New authors are always excited to announce the publication of their latest work. After months or years of writing, rewriting, editing and re-editing, just getting through the publishing wizard feels like a monumental accomplishment. To celebrate this milestone, new authors often post an announcement in the Lulu Author Workshop forums. Expecting praise, adulation, or maybe just a friendly slap on the back, these newly minted authors are often shocked by the scathing criticism they receive from their fellow Lulu authors.
No one has ever accused authors of being overly kind or supportive, but invariably someone forgets that the first page of a book is on the right side of an open book or they forgot to include a title page or copyright notice. Their page numbers start on the first page of the book instead of the first page of the narrative. Basically, the book they spent so much time writing looks more like a very long college essay rather than like a professionally formatted book. These oversights are the fuel that feed the fires of criticism.
The new author often responds that people are focusing on the format and spelling instead of their gloriously inspired plot. While that is a good argument for a first draft, it is not a fitting one for a book you expect someone to pay to read.

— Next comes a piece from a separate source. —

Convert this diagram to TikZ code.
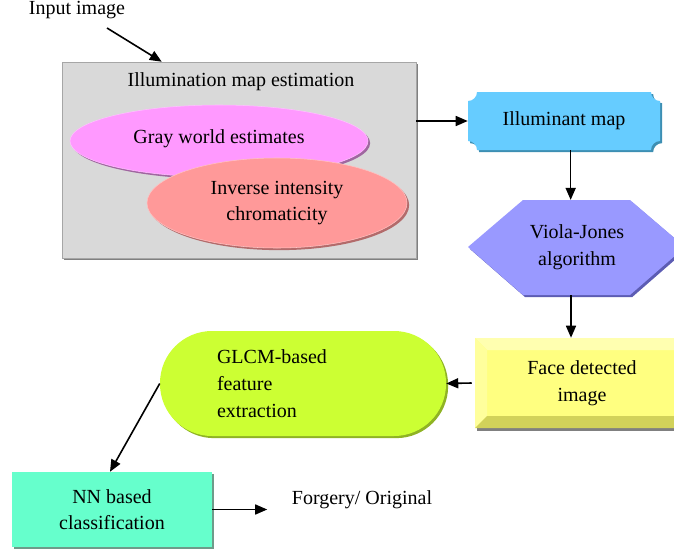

You may also respond that you are a writer, not a book designer. How are you supposed to know how to properly layout a book? Chances are you have hundreds of examples on your bookshelves at home. Unfortunately, if you take 10 books off of your shelf and look at them, there will probably be 10 different treatments for titles, fonts, chapter separators, and page headings; however, they will all have some things in common. For example, they will all have title pages, copyright notices, dedications, prefaces, author biographies, etc. So, find a book you love and recreate the front matter pages and narrative in the same style.
Another option is to download the Lulu template and style guide from the Lulu Book Builder page. The template includes a blank MS Word file with preset margins and a properly set gutter (the part of the page that will be glued into the spine) as well as a guide for creating a professionally formatted print book. It’s really all the information you need – including helpful formatting hints.
To download a template and style guide, go to http://www.lulu.com/publish/books, select the format and size for your book and click the Download Template button. You can copy and paste your manuscript into the template or apply the same margins and settings used in the template to your manuscript. Then follow the style guide to create a professional looking book.
Your readers will appreciate the time you spend formatting your book and those harsh critics in the Author Workshop will be singing your praises. They may even take a moment to read a portion of your story.